EL TRABAJO ES LA FUENTE DE TODA RIQUEZA. Pero esa riqueza queda en manos de los capitalistas. Ese es, en esencia y hasta ahora, el funcionamiento del sistema. Y, por tanto, no podrían existir ricos-capitalistas sin pobres-asalariados (¿a quién explotar, entonces?). La Riqueza y la Pobreza son conceptos vivos y concretos que no pueden existir el uno sin el otro. En un modelo social más igualitario, sin explotación, la idea del “rico” resultaría tan absurda como la idea del “pobre”. Sólo se puede ser más rico “que alguien” y, sí no existe el término “pobre”, la idea-comparación de riqueza” pierde toda virtualidad.

En mi opinión, hoy en día es la riqueza la fuente de toda riqueza, puesto que donde no hay riqueza no se puede transformar nada: por falta de medios o por falta de materia prima. La Bolsa sube, pero sólo ganan aquellos que tienen dinero suficiente para invertir en ella; los bancos incrementan sus beneficios, mientras sus empleados malviven subcontratados. En definitiva, es el que tiene la riqueza el que puede movilizar los medios suficientes para crear más, en un torbellino vicioso al que la gente normal no puede acceder con facilidad (el mundo empresarial) o, si lo hace, asumiendo grandes riesgos.
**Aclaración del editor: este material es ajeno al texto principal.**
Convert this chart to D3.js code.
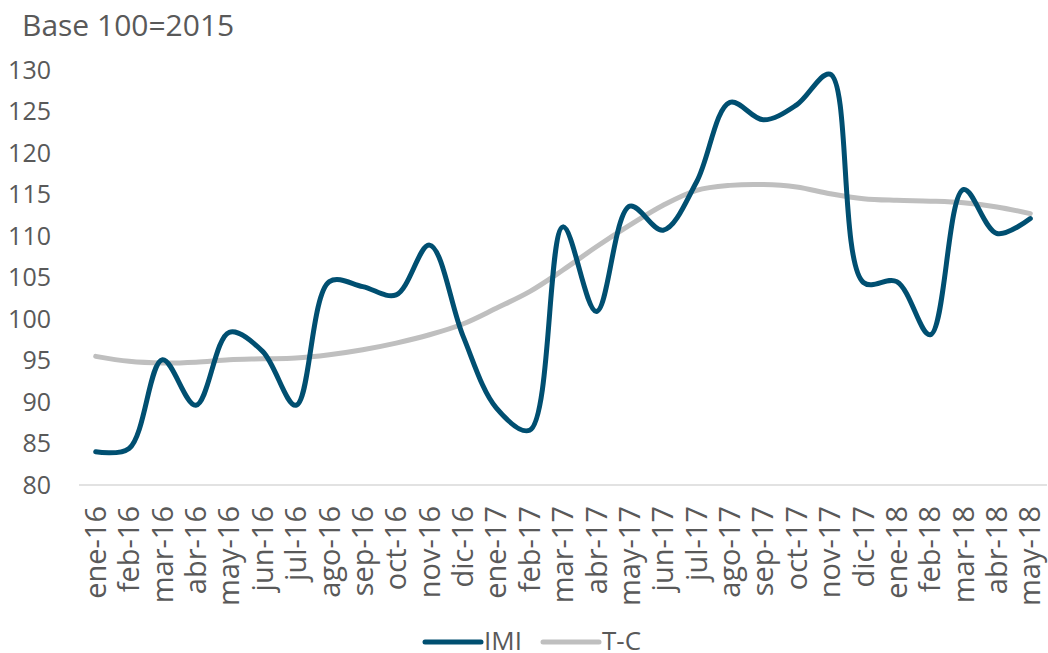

Evidentemente, los términos “rico-pobre”, en cuanto que se refieren a una comparación de los niveles de riqueza, son mutuamente dependientes. Sin embargo, esto no implica que sólo puedan ser ricos unos pocos y pobres el resto. La aplicación práctica de estas ideas podría hacer que la distribución piramidal de la riqueza derivada del capitalismo se trasformara en una estructura elipsoidal más justa (aunque siempre habrá ricos y pobres).

“Sí hay ricos es porque hay pobres. Y lo triste es que los ricos lo son a costa de los pobres. ” (Karl Marx).

Que gran verdad, lástima que nadie haga nada al respecto.